A Serbian playboy, a melodramatic Pole, a bisexual Peruvian heiress to a guano fortune that was never enough to keep up with her gambling habit, a failed Spanish chicken farmer and a Frenchwoman of Russian heritage who would place her little white dog (inexplicably named Babs, even though he was male) above any other loyalty. What is this, an espionage team or a cast list for a Monty Python sketch? Ben Macintyre does it again; unearths the story of a highly improbable, but true, high-stakes World War II espionage caper, carried out by a team of supremely eccentric characters.
These five agents were the key players in Britain's Operation Double Cross. By March 1943, Britain had captured 126 spies and turned several into double agents. Some other German agents volunteered themselves to work for Britain. At first, the British used the double agents to give the Germans "chicken feed," true intelligence data the British could afford to give up, but once British intelligence became convinced that they controlled every German spy in the country, they decided the network could be used to mislead the Germans on a large scale and affect the outcome of the war.
The Germans wholeheartedly believed in "their" agents, showering them with fulsome praise, money, and even an Iron Cross in one case. It seems that though the Germans had a good deal of success capturing spies and resistance operatives in occupied territories, they were terrible at spotting double agents. I had to wonder if it had something to do with key differences in their culture and national psyche versus those of the British.
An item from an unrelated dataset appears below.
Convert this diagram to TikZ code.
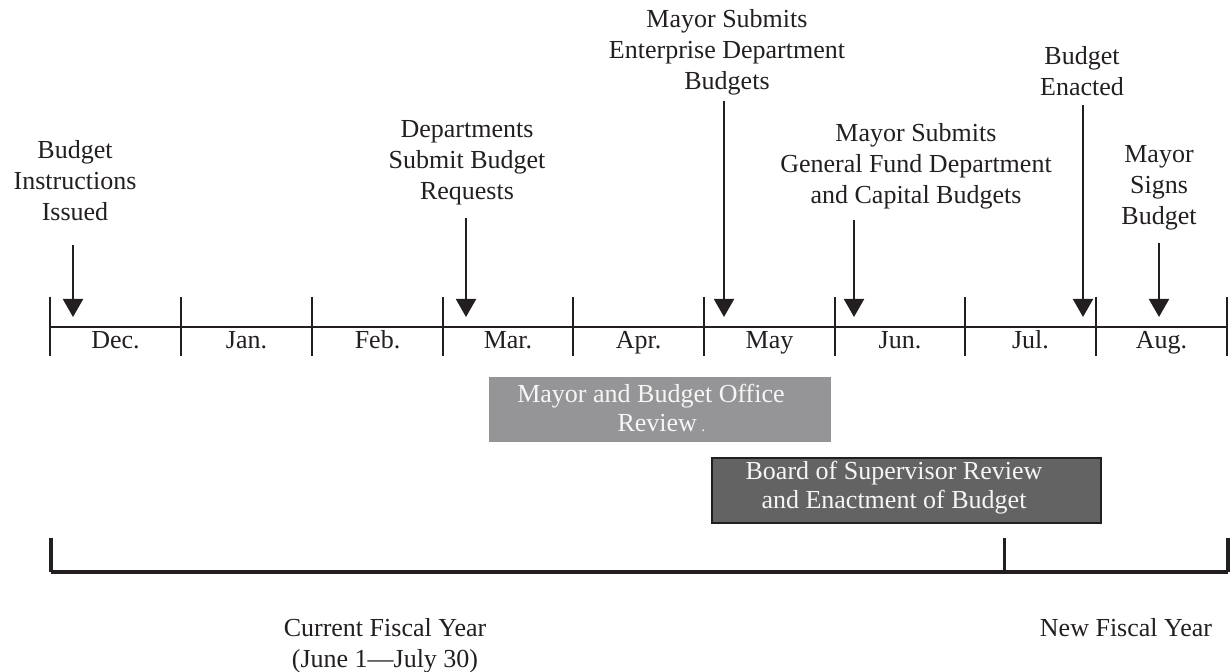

British intelligence reveled in the gamesmanship and double-dealing required for Double Cross. The war was, of course, deadly serious, but the British intelligence services almost gleefully embraced the most elaborate and absurd trickery in pursuit of their strategic goals. They hatched wild ploys, like breaking up Germany's homing pigeon communication network by infiltrating it with British pigeons, and spending weeks training an actor to impersonate the colorful Field Marshall Montgomery and appear in Gibraltar as the D-Day invasion approached, so that the Germans would be lulled into complacency.
For additional reading, consider J. C. Masterman's The Double-Cross System. Masterman was the head of the Twenty Committee, which devised and ran Operation Double Cross. ("Twenty" was chosen as the name for the committee because the roman numerals for the number 20 are XX, or a double cross.) Masterman was an author, an Oxford don and avid cricketer. He wrote two mysteries: An Oxford Tragedy and The Case of the Four Friends.
Note: I was given a free review copy of Double Cross, which will be published by Bloomsbury on July 31, 2012. A version of this review appears on the Amazon product page, under my Amazon user name.